I think he’s so used to hearing it that he doesn’t even hear it any more. But I do.

It’s time to change the time of my morning walk. I want my peace and serenity back. Dopey kid. Dopier dad.

Grump, grump, grump…

August 10, 2010 - Posted by | parenting, whining | , , , , ,


  1. Uhg. Well, if he’s ignoring it, maybe the behaviour will extinguish?

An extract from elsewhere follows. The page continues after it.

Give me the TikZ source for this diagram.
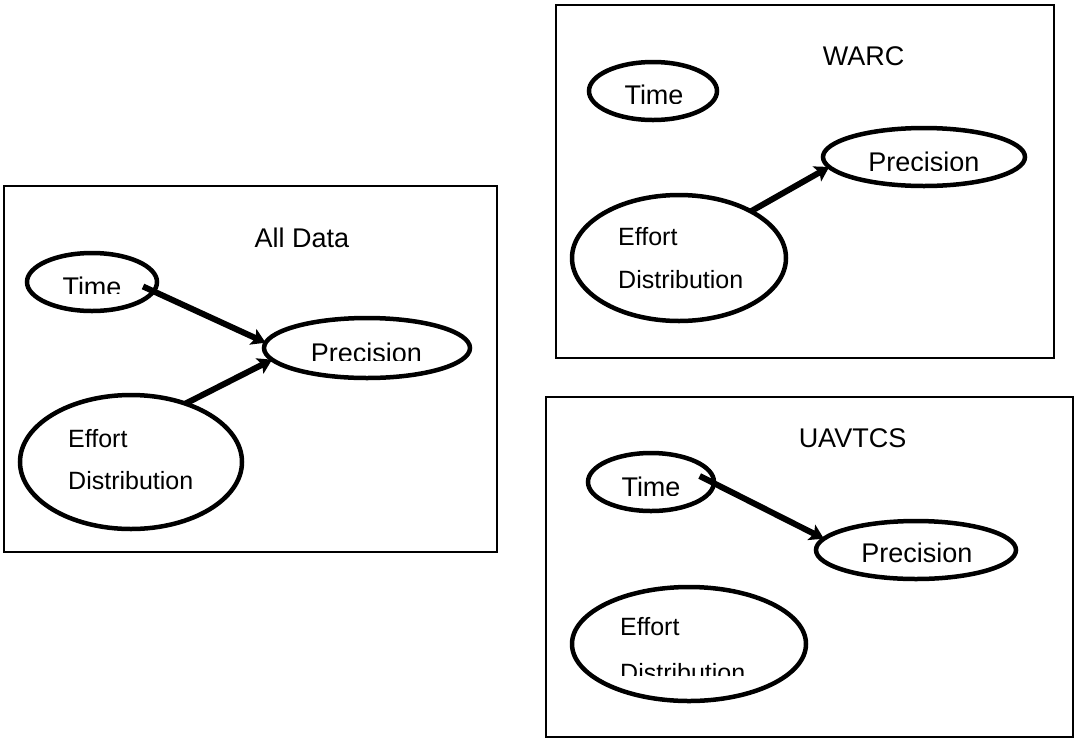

    Perhaps that’s what he thinks he’s doing, too. Thing is, he’s not ignoring it: he’s responding to it as if the child isn’t whining. Not the same thing at all, because by responding to it, the whining is proven effective. Why would it stop? Ignoring it, in this instance, means pretending you can’t hear the child at all when they speak in a whine, so the whine is ineffective, and the child forced to find another way to communicate. (A way which the canny parent will teach him.)

    Comment by IfByYes | August 11, 2010 | Reply

  2. You do realize that some time soon that father will knock on the door seeking childcare for the whiner? Why not change the route instead of the time?

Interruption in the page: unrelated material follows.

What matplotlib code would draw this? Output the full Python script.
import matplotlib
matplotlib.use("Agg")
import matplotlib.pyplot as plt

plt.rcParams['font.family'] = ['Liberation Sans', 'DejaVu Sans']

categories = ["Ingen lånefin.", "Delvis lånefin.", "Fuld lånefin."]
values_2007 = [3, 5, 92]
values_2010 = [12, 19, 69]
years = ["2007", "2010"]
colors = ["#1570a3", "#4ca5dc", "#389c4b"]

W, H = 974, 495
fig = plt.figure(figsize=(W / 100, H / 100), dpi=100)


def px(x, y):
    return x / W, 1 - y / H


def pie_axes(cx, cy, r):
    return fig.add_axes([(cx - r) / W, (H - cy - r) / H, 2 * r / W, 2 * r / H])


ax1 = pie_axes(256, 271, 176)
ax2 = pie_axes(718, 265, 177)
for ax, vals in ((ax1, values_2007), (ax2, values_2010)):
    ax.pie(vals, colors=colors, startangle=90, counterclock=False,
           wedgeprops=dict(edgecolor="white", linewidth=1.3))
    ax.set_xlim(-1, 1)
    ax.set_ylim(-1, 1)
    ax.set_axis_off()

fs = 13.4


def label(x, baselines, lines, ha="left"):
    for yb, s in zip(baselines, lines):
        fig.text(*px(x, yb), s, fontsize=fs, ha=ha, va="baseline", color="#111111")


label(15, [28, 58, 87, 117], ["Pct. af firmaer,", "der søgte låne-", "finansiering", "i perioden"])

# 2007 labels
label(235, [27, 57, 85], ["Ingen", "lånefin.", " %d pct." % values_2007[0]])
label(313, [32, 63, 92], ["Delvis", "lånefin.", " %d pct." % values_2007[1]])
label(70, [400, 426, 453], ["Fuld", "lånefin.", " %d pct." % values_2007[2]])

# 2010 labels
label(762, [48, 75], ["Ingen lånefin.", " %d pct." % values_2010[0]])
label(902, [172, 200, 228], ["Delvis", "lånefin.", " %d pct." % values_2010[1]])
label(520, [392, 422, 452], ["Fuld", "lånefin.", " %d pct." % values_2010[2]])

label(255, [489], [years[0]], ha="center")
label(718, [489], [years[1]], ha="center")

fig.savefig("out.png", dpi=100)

    I’m safe! This family interviewed with me for their baby. Turns out my curriculum wasn’t “educational” enough (by which they seem to mean systematic drilling in letters, numbers, etc), so they went with another caregiver in the neighbourhood. (Who does worksheets with two-year-olds. Eesh. Oh, well. Different strokes…)

    Can’t easily change the route, in any case. This is the best off-leash dog park in the area, and it’s CLOSE.

    Comment by jwg | August 11, 2010 | Reply

  3. How frustrating. My zen is mowing the lawn (riding mower) and it really disrupts me when my weekly zone time is taken away by a well meaning husband. It’s the only time NO one talks to me or climbs onto me or asks anything other than what I’m doing.
    So I can imagine the frustration of that peace being broken.

    Comment by Dani | August 12, 2010 | Reply

  4. Poor little brat, he doesn’t sound too happy and it’s not surprising if he has worksheets inflicted on him from the age of two. Father deserves all he gets, but you don’t!

    Comment by Z | August 13, 2010 | Reply

  5. Worksheets at two??? Sheesh. I’d be whining too.

    I’ve actually quietly left a friendship or two because of whiney children. I cannot tolerate it and it is so unnecessary.

    There should be law about morning zen time being spoiled.